The other day, a young friend of mine introduced me to a man about my age. Very enthusiastically, he told him I was a travel writer. The gent, who had never read anything but Urdu newspapers, and for him writing was only what papers had, asked if I travelled from place to place gathering news for a paper?
No, said I, young Mikhail is such an incorrigible practical joker. “I am actually in the leather business.” And then I recalled the time I fed this line to another person many years ago. Entirely to my detriment, the man was quite in his cups and also knew someone in Germany in the leather business. He gave me his friend’s name and address and for the rest of the evening pestered me to contact him ASAP so that his friend could get first-class leather. The persistence of drunks is legendary.
Thereafter, I have never been a tanner but have tentatively masqueraded at different professions, always hoping the other person knew nothing of what I was pretending to be at that particular moment. Now, ‘travel writer’ is what no one seems to know in Pakistan, but I am averse to using the Urdu term safar nama nigar. The minute I utter these three words, I am at once likened to an Urdu writer who deceives undiscerning readers by pretending to be a travel writer, which he, by any stretch of the imagination, is not.
Meanwhile, I have become acquainted with the various terms people use for what I do for a living. I have been called a traveller writer, travelling writer and a writing traveller. In the beginning, I attempted to correct/educate folks about travel writing, but then I discovered we have the attention span of a goldfish (three seconds), as epitomised by our incumbent prime minister. Giving up, I resolved to put up with whatever came my way.
The policy I now follow is to say I am a retired government school teacher. And that works quite nicely: People feel sorry for me and I just love the look of pity on their faces.

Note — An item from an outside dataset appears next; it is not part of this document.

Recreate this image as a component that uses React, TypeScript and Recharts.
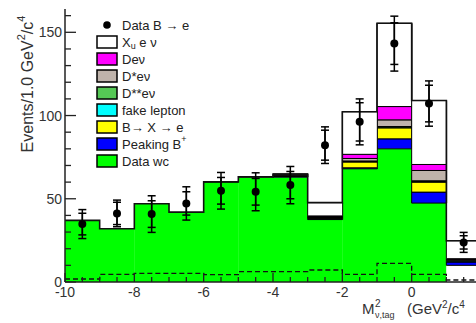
import { ComposedChart, Bar, Cell, Line, Scatter, ErrorBar, XAxis, YAxis, Legend } from 'recharts';

const FONT = '"Liberation Sans", Arial, sans-serif';

// lower edges of the 1 GeV^2/c^4 bins
const binLow = [-10, -9, -8, -7, -6, -5, -4, -3, -2, -1, 0, 1];

// stacked MC / control-sample components, bottom to top
const dataWc = [37, 32, 47, 42, 60, 63, 63, 37.5, 68, 80, 47.4, 10];
const peakingB = [0, 0, 0, 0, 0, 0, 0.4, 0.6, 0.6, 6, 6.6, 2];
const bToXe = [0, 0, 0, 0, 0, 0, 0.4, 0.5, 3.5, 6.6, 6, 0.5];
const fakeLepton = [0, 0, 0, 0, 0, 0, 0.2, 0.2, 0.3, 0.4, 0.4, 0.3];
const dssEnu = [0, 0, 0, 0, 0, 0, 0.2, 0.2, 0.3, 0.4, 0.4, 0.3];
const dsEnu = [0, 0, 0, 0, 0, 0, 0.3, 0.4, 1.5, 4, 6.2, 0.5];
const dEnu = [0, 0, 0, 0, 0, 0, 0.2, 0.3, 2.5, 8, 3.6, 0.4];
const xuEnu = [0, 0, 0, 0, 0.2, 0.2, 0.1, 8, 25.6, 50, 38.4, 10.8];

// dashed histogram near the bottom
const bkgDashed = [1.8, 4.6, 5.2, 5.2, 4.4, 6.2, 6.2, 7.2, 4.6, 11.2, 4.6, 1.2];

// data B -> e with stat (inner) and total (outer) errors
const dataCounts = [34.8, 41.2, 40.8, 47.2, 54.8, 54.2, 58.2, 82.2, 96.2, 143.2, 107.2, 23.8];
const statErr = [6.5, 6.7, 8, 7, 8, 8, 8.2, 9, 11.5, 12.5, 11, 4];
const totErr = [8.7, 8, 11, 10, 11, 11.4, 11.2, 11, 13.8, 16.5, 13.6, 6];

const COLORS = {
  wc: '#00ff00',
  peak: '#0000ff',
  bxe: '#ffff00',
  fake: '#00ffff',
  dss: '#55c855',
  ds: '#bfb3ab',
  d: '#ff00ff',
  xu: '#ffffff',
};

const bins = binLow.map((lo, i) => ({
  bin: String(lo),
  wc: dataWc[i],
  peak: peakingB[i],
  bxe: bToXe[i],
  fake: fakeLepton[i],
  dss: dssEnu[i],
  ds: dsEnu[i],
  d: dEnu[i],
  xu: xuEnu[i],
}));

const totals = binLow.map(
  (_, i) => dataWc[i] + peakingB[i] + bToXe[i] + fakeLepton[i] + dssEnu[i] + dsEnu[i] + dEnu[i] + xuEnu[i]
);

// step lines need the upper edge of the last bin too
const last = binLow.length - 1;
const xMax = binLow[last] + 1;
const steps = [...binLow, xMax].map((x, i) => ({
  x,
  total: totals[Math.min(i, last)],
  bkg: bkgDashed[Math.min(i, last)],
}));

const points = binLow.map((lo, i) => ({ x: lo + 0.5, y: dataCounts[i], stat: statErr[i], tot: totErr[i] }));

const xTicks = Array.from({ length: 25 }, (_, i) => -10 + i * 0.5);
const yTicks = Array.from({ length: 17 }, (_, i) => i * 10);

const stackLegend = [
  { key: 'xu', label: <>X<tspan dy={4} fontSize={9}>u</tspan><tspan dy={-4}> e ν</tspan></> },
  { key: 'd', label: 'Deν' },
  { key: 'ds', label: 'D*eν' },
  { key: 'dss', label: 'D**eν' },
  { key: 'fake', label: 'fake lepton' },
  { key: 'bxe', label: 'B→ X → e' },
  { key: 'peak', label: <>Peaking B<tspan dy={-5} fontSize={9}>+</tspan></> },
  { key: 'wc', label: 'Data wc' },
];

function HistLegend() {
  return (
    <svg width={120} height={160} style={{ display: 'block' }} fontFamily={FONT} fontSize={13} fill="#222">
      <circle cx={17} cy={10} r={3.8} fill="#000" />
      <text x={32} y={10} dominantBaseline="central">Data B → e</text>
      {stackLegend.map((it, k) => {
        const cy = 27 + 17 * k;
        return (
          <g key={it.key}>
            <rect x={7} y={cy - 6} width={20} height={12} fill={(COLORS as any)[it.key]} stroke="#000" strokeWidth={1.5} />
            <text x={32} y={cy} dominantBaseline="central">{it.label}</text>
          </g>
        );
      })}
    </svg>
  );
}

// inward tick marks, labels only on the major ticks (none on the frame edge)
function XTick({ x, y, payload, dir, labels }: any) {
  const v = payload.value;
  const major = Math.abs(v % 2) < 1e-6;
  const len = major ? 9 : 5;
  return (
    <g>
      <line x1={x} x2={x} y1={y} y2={y + dir * len} stroke="#222" strokeWidth={1.3} />
      {labels && major && v < xMax && (
        <text x={x} y={y + 15} textAnchor="middle" fontSize={14} fontFamily={FONT} fill="#333">
          {String(v)}
        </text>
      )}
    </g>
  );
}

function YTick({ x, y, payload, dir, labels }: any) {
  const v = payload.value;
  const major = v % 50 === 0;
  const len = major ? 11 : 6;
  return (
    <g>
      <line x1={x} x2={x + dir * len} y1={y} y2={y} stroke="#222" strokeWidth={1.3} />
      {labels && major && (
        <text x={x - 3} y={y} textAnchor="end" dominantBaseline="central" fontSize={14} fontFamily={FONT} fill="#333">
          {v}
        </text>
      )}
    </g>
  );
}

function XTitle({ viewBox }: any) {
  const x0 = viewBox.x + 297;
  const y0 = viewBox.y + 32;
  return (
    <g fill="#333" fontFamily={FONT}>
      <text x={x0} y={y0} fontSize={15}>M</text>
      <text x={x0 + 13} y={y0 - 7} fontSize={10}>2</text>
      <text x={x0 + 13} y={y0 + 4} fontSize={9}>ν,tag</text>
      <text x={x0 + 45} y={y0} fontSize={15}>
        (GeV<tspan dy={-6} fontSize={10}>2</tspan>
        <tspan dy={6}>/c</tspan>
        <tspan dy={-6} fontSize={10}>4</tspan>
      </text>
    </g>
  );
}

function YTitle({ viewBox }: any) {
  const cx = viewBox.x + 27;
  const cy = viewBox.y + 75;
  return (
    <text
      transform={`rotate(-90 ${cx} ${cy})`}
      x={cx}
      y={cy}
      textAnchor="middle"
      dominantBaseline="central"
      fontSize={16}
      fontFamily={FONT}
      fill="#333"
    >
      Events/1.0 GeV<tspan dy={-6} fontSize={11}>2</tspan>
      <tspan dy={6}>/c</tspan>
      <tspan dy={-6} fontSize={11}>4</tspan>
    </text>
  );
}

const Dot = (p: any) => <circle cx={p.cx} cy={p.cy} r={4} fill="#000" />;

export default function App() {
  const segment = (key: string) => (
    <Bar
      key={key}
      xAxisId="cat"
      dataKey={key}
      stackId="h"
      fill={(COLORS as any)[key]}
      stroke="#000"
      strokeWidth={1}
      isAnimationActive={false}
    />
  );

  return (
    <div style={{ width: 476, height: 323, overflow: 'hidden', position: 'relative', background: '#fff' }}>
      <style>{'body{margin:0}'}</style>
      <ComposedChart
        width={482}
        height={323}
        data={bins}
        margin={{ top: 9, right: 1, bottom: 0, left: 0 }}
        barCategoryGap={0}
        barGap={0}
        style={{ fontFamily: FONT }}
      >
        <XAxis
          xAxisId="num"
          dataKey="x"
          type="number"
          domain={[-10, xMax]}
          allowDataOverflow
          ticks={xTicks}
          interval={0}
          height={41}
          tickSize={0}
          tickMargin={0}
          tickLine={false}
          axisLine={{ stroke: '#222', strokeWidth: 1.5 }}
          tick={(p: any) => <XTick {...p} dir={-1} labels />}
          label={(p: any) => <XTitle viewBox={p.viewBox} />}
        />
        <XAxis xAxisId="cat" dataKey="bin" type="category" height={0} hide />
        <XAxis
          xAxisId="top"
          orientation="top"
          type="number"
          domain={[-10, xMax]}
          allowDataOverflow
          ticks={xTicks}
          interval={0}
          height={0}
          tickSize={0}
          tickMargin={0}
          tickLine={false}
          axisLine={{ stroke: '#222', strokeWidth: 1.5 }}
          tick={(p: any) => <XTick {...p} dir={1} />}
        />
        <YAxis
          type="number"
          domain={[0, 164]}
          allowDataOverflow
          ticks={yTicks}
          interval={0}
          width={65}
          tickSize={0}
          tickMargin={0}
          tickLine={false}
          axisLine={{ stroke: '#222', strokeWidth: 1.5 }}
          tick={(p: any) => <YTick {...p} dir={1} labels />}
          label={(p: any) => <YTitle viewBox={p.viewBox} />}
        />
        <YAxis
          yAxisId="right"
          orientation="right"
          type="number"
          domain={[0, 164]}
          allowDataOverflow
          ticks={yTicks}
          interval={0}
          width={0}
          tickSize={0}
          tickMargin={0}
          tickLine={false}
          axisLine={{ stroke: '#222', strokeWidth: 1.5 }}
          tick={(p: any) => <YTick {...p} dir={-1} />}
        />

        <Bar xAxisId="cat" dataKey="wc" stackId="h" fill={COLORS.wc} isAnimationActive={false}>
          {/* wc subtraction leaves the last bin unfilled */}
          {bins.map((_, i) => (
            <Cell key={i} fill={i === last ? '#ffffff' : COLORS.wc} />
          ))}
        </Bar>
        {['peak', 'bxe', 'fake', 'dss', 'ds', 'd', 'xu'].map(segment)}

        <Line
          xAxisId="num"
          data={steps}
          dataKey="total"
          type="stepAfter"
          stroke="#111"
          strokeWidth={1.6}
          dot={false}
          isAnimationActive={false}
        />
        <Line
          xAxisId="num"
          data={steps}
          dataKey="bkg"
          type="stepAfter"
          stroke="#111"
          strokeWidth={1.3}
          strokeDasharray="5 3"
          dot={false}
          isAnimationActive={false}
        />
        <Scatter xAxisId="num" data={points} dataKey="y" shape={Dot} isAnimationActive={false}>
          <ErrorBar dataKey="tot" direction="y" width={4} stroke="#000" strokeWidth={1.5} />
          <ErrorBar dataKey="stat" direction="y" width={4} stroke="#000" strokeWidth={1.5} />
        </Scatter>

        <Legend
          layout="vertical"
          align="center"
          verticalAlign="middle"
          content={() => <HistLegend />}
          wrapperStyle={{ position: 'absolute', left: 90, top: 15, width: 120, height: 160 }}
        />
      </ComposedChart>
    </div>
  );
}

Recently, on a train home from Jacobabad, I found myself in a cabin with five other men. The one about my age carried the day with his pointless banter about the various kinds of kebabs he had tried in Lebanon (the only foreign country he seemed to have visited) as well as across Pakistan. He had just begun to expound upon the number of times he had come down with food poisoning, when he fortunately segued to ask me what I did for a living. I say fortunately because from the way he was telling us the details of kebab-making and eating, I feared we would have been subjected to the sounds and smells of his bowel movement.
Engrossed as I was in Babar Ayaz’s book, I foolishly let slip that I was a writer, using the Urdu word likhari. Giving off his narration, the Kebab-Eater focused on me. What sort of writer, he asked. I fumbled for an appropriate line before saying I was a poor sort. This was easy because with my frayed collar, worn out photographer’s vest and tear in my work pants, I looked suitably down and out.
The man asked if I was an arzi navees — an application writer. Now, this was way better than being a writing traveller, which always conjures images of me on a bicycle with a typewriter secure on the rear carrier. Here was another picture: a skull-capped I outside a courthouse, sitting cross-legged on a tattered cotton khes folded four times, surrounded by my two tin boxes of various documents and the almighty ushtaam (stamp paper) and pen behind the ear, swam around my head. I decided that was what I was going to be in this incarnation in the train.
The man asked where I kept office and, finding myself in a situation similar to the tanner-with-the-drunk, I foolishly said Model Town courts in Lahore. And what did we have? He frequently came there for business! Assuring me of his patronage, he asked for my business card. I told him I was too poor to keep cards. His speaking look told me he ached to ask me how on earth could I afford the air-conditioned sleeper fare.
Thankfully, night had fallen and pretending to be tired, I lay down. The day was saved. But I think in future I will revert to being a writing traveller.